Tu ne penses pas qu’il pourrait y avoir une réflexion sur de potentielles alliances à avoir, avec la montée en puissance des mouvements écologistes. N’y aurait-il pas là un moyen de vous donner de l’élan ?
Le problème dans cette relation, c’est qu’il y a un rejet chez nous des écologiste, qui sont amalgamés aux politiques libérales en défaveur de la classe ouvrière. Et par exemple, très peu d'entre nous sont prêts à renoncer à la voiture, pour tout un tas de raisons. Après, je pense qu’il y a un problème de densité du transport public qui est défaillante et que pour le coup, nous les cheminots, on a tout intérêt à demander la densification de l'offre de transport public. C’est sûr qu’il y a un problème de maillage territorial, avec des problèmes de transport public dans plein de zones.

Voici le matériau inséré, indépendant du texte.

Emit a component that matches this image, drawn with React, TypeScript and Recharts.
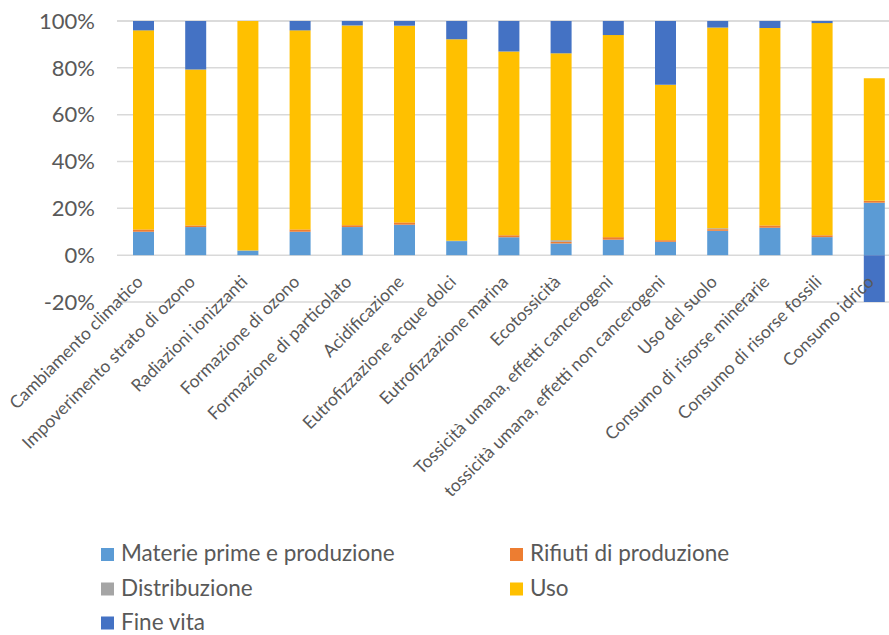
import { BarChart, Bar, XAxis, YAxis, CartesianGrid } from 'recharts'

const categories = [
  'Cambiamento climatico',
  'Impoverimento strato di ozono',
  'Radiazioni ionizzanti',
  'Formazione di ozono',
  'Formazione di particolato',
  'Acidificazione',
  'Eutrofizzazione acque dolci',
  'Eutrofizzazione marina',
  'Ecotossicità',
  'Tossicità umana, effetti cancerogeni',
  'tossicità umana, effetti non cancerogeni',
  'Uso del suolo',
  'Consumo di risorse minerarie',
  'Consumo di risorse fossili',
  'Consumo idrico',
]

// percent shares per life-cycle phase
const materie = [10, 12, 2, 10, 12, 13, 6, 7.7, 5, 6.6, 5.7, 10.4, 11.7, 7.7, 22.4]
const rifiuti = [1, 0.7, 0, 1, 0.8, 1, 0, 0.8, 0.7, 1.1, 0.7, 0.7, 1, 0.8, 0.8]
const distribuzione = [0, 0, 0, 0, 0, 0, 0.2, 0, 0.7, 0, 0, 0.4, 0, 0, 0]
const uso = [85, 66.6, 98, 85, 85.3, 84, 86, 78.5, 79.8, 86.3, 66.4, 85.7, 84.3, 90.6, 52.3]
const fineVita = [4, 20.7, 0, 4, 1.9, 2, 7.8, 13, 13.8, 6, 27.2, 2.8, 3, 0.9, -20]

const yTicks = [-20, 0, 20, 40, 60, 80, 100]

const series = [
  { key: 'materie', name: 'Materie prime e produzione', color: '#5B9BD5' },
  { key: 'rifiuti', name: 'Rifiuti di produzione', color: '#ED7D31' },
  { key: 'distribuzione', name: 'Distribuzione', color: '#A5A5A5' },
  { key: 'uso', name: 'Uso', color: '#FFC000' },
  { key: 'fineVita', name: 'Fine vita', color: '#4472C4' },
]

const data = categories.map((name, i) => ({
  name,
  materie: materie[i],
  rifiuti: rifiuti[i],
  distribuzione: distribuzione[i],
  uso: uso[i],
  fineVita: fineVita[i],
}))

const FONT = 'Lato, Carlito, Calibri, sans-serif'
const TEXT = '#595959'
// labels sit next to the 0% line, not under the plot
const LABEL_SHIFT = 19

function CategoryTick({ x, y, payload }: any) {
  return (
    <g transform={`translate(${x + 1},${y - LABEL_SHIFT})`}>
      <text transform="rotate(-45)" textAnchor="end" fill={TEXT} fontSize={17.5} fontFamily={FONT}>
        {payload.value}
      </text>
    </g>
  )
}

function LegendBox() {
  const cols = [101, 510]
  const baselines = [561, 595.5, 629.5]
  return (
    <svg width={889} height={635} style={{ position: 'absolute', left: 0, top: 0, pointerEvents: 'none' }}>
      {series.map((s, i) => {
        const x = cols[i % 2]
        const y = baselines[Math.floor(i / 2)]
        return (
          <g key={s.key}>
            <rect x={x} y={y - 13} width={13} height={13} fill={s.color} />
            <text x={x + 20} y={y} fill={TEXT} fontSize={22.5} fontFamily={FONT}>
              {s.name}
            </text>
          </g>
        )
      })}
    </svg>
  )
}

export default function App() {
  return (
    <div style={{ position: 'absolute', left: 0, top: 0, width: 889, height: 635, overflow: 'hidden', background: '#fff' }}>
      <BarChart
        width={905}
        height={635}
        data={data}
        stackOffset="sign"
        margin={{ top: 21, right: 5, bottom: 303, left: 0 }}
      >
        <CartesianGrid vertical={false} stroke="#d9d9d9" strokeWidth={1.5} />
        <XAxis
          dataKey="name"
          axisLine={false}
          tickLine={false}
          tickSize={0}
          tickMargin={0}
          height={30}
          interval={0}
          tick={<CategoryTick />}
        />
        <YAxis
          width={117}
          domain={[-20, 100]}
          ticks={yTicks}
          axisLine={false}
          tickLine={false}
          tickSize={0}
          tickMargin={22}
          tickFormatter={(v: number) => `${v}%`}
          tick={{ fill: TEXT, fontSize: 22, fontFamily: FONT }}
        />
        {series.map((s) => (
          <Bar key={s.key} dataKey={s.key} name={s.name} stackId="a" fill={s.color} barSize={21} isAnimationActive={false} />
        ))}
      </BarChart>
      <LegendBox />
    </div>
  )
}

Moi par contre j’utilise l’argument écologique devant ma direction. Je leur dis : le vent tourne, les gars, la seule question, c’est est-ce que vous aurez été capables d’incarner le changement ou est-ce que vous dégagerez. Et là, c’est moi qui viendrai défendre votre licenciement. Je leur dis aussi cash que ça : moi, je suis encore dans le rail dans 10 ans, vous, dans 10 ans, c’est pas sûr, vous serez peut-être au chômage du fait des politiques que vous menez maintenant. Mais ça, ils s’en foutent, parce qu’ils savent qu’ils ont gagné pour le moment.